Demnächst sollen europäische »Erhaltungssortenlisten« erstellt werden, mit erleichterter (Neu-)Zulassung für alte Gemüsesorten. Viele dieser alten Sorten überleben zurzeit nur in Genbanken, zum Beispiel in Gatersleben bei Quedlinburg. Oder bei Arche Noah, einem Verein zur Erhaltung der Kulturpflanzenvielfalt, wo Sie auch Samen von der Spinatsorte Quedlinburger Fortschritt gegen eine geringe Bearbeitungsgebühr bestellen können (www.arche-noah.at, 0043/ 2734/862619). Ich kann Ihnen noch nicht sagen, wie er schmeckt, meine ersten Samen haben gerade erst gekeimt.
QUEDLINBURGER KNIESTE (GEBACKENE KARTOFFELHÄLFTEN)

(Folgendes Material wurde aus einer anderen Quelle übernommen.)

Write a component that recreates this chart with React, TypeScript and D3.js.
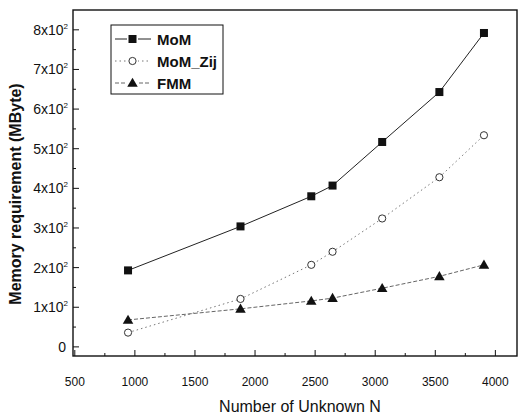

Große, halbierte Pellkartoffeln werden mit Mett bestrichen, mit Zwiebelringen und Kümmel gewürzt und roh oder überbacken serviert. Zur Feier unseres Spinats hier eine vegetarische Variante für 4 Personen: 4–8 Kartoffeln garen. 500 g Fortschritt waschen, dicke Stiele entfernen. 1 Schalotte und 1 Knoblauchzehe schälen, fein schneiden, mit Spinat und 2 EL Butter 5 Minuten zugedeckt dünsten. 1 Bund Dill waschen und schneiden, mit 3–4 EL Schmand unter den Spinat rühren, abschmecken. Kartoffeln halbieren, den Spinat darauf verteilen.